Новому поколению обитателей Сент-Эндрю их город, наверное, очень нравился. Да и я бы не имела ничего против него нынешнего, если бы не знала, каким он был двести лет назад. Но теперь городок выживал, исполняя желания приезжих, и деградировал. Чувство было такое, как если бы ты увидел, что дом твоего детства превращен в бордель — или, того хуже, в магазин сантехники. Сент-Эндрю продал свою душу взамен на легкую жизнь, но кто я была такая, чтобы судить его?

Мы остановились в мотеле на окраине. Гостиница Данрэтти была типичным старым мотелем, обветшавшим от плохого ухода. Здесь останавливались охотники и рыбаки, когда открывался сезон. Словом, мотель был рассчитан на мужчин, поэтому здесь предполагалось некоторое спартанство. В одном блоке, примыкавшем к конторе, было десять домиков. Мы попросили домик ближе к лесу. Управляющий ничего не сказал. Он тактично проверил, нет ли у нас удочек и охотничьих ружей, и, удостоверившись, что ничего такого у нас нет, приступил к регистрации. Он все делал медленно и основательно. Поинтересовался, женаты ли мы — словно мог иметь что-то против того, чтобы один из мрачных номеров его жалкого мотеля мог превратиться в любовное гнездышко. Нам было сказано, что в мотеле нет никого, кроме нас, что будет тихо. Управляющий добавил, что если что-то понадобится, он будет дома, при этом как-то абстрактно указал направление. Мы поняли, что докучать нам никто не станет.
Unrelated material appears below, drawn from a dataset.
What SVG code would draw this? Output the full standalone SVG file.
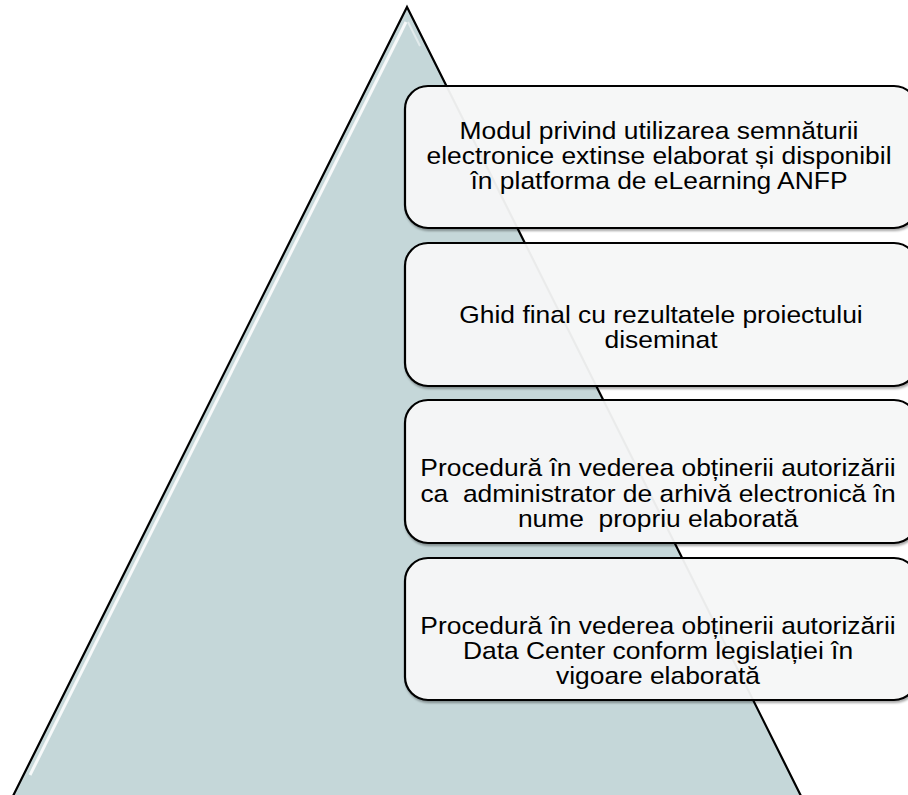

Комната оказалась на редкость унылой. Все четыре стены были забраны дешевыми пластиковыми панелями, а потолок подшит фанерой. Большее место занимали две кровати. Каждая из них была шире одиночной, но уже двуспальной. Кровати были из эпохи Великой депрессии — с никелированными спинками. Между ними стоял небольшой комод, а на нем — керамическая настольная лампа. Два потертых мягких кресла перед телевизором, которому было не меньше тридцати лет. У другой стены расположился небольшой круглый стол и три деревянных кухонных стула без подлокотников. За одной дверью я обнаружила маленькую, но оборудованную всем необходимым кухню, а за другой дверью — ванную, где стены местами были покрыты зеленой плесенью. Когда Джонатан бросил наши чемоданы на одну из кроватей, я рассмеялась и спросила недоверчиво:

— Мы остаемся здесь? Наверняка можно найти место посимпатичнее. Может быть, ближе к центру…

Джонатан промолчал и встал перед стеклянными скользящими дверями. За маленьким деревянным крыльцом начинался лес. Вверх уходили могучие стволы, тихо потрескивавшие на ветру. Мы открыли двери и оказались в лесу. Нас окутал чистый, свежий воздух. Мы стояли на крыльце и долго смотрели на бескрайние лесные чащи. Это была наша родина, наш дом, каким мы его знали. И он сам нашел нас.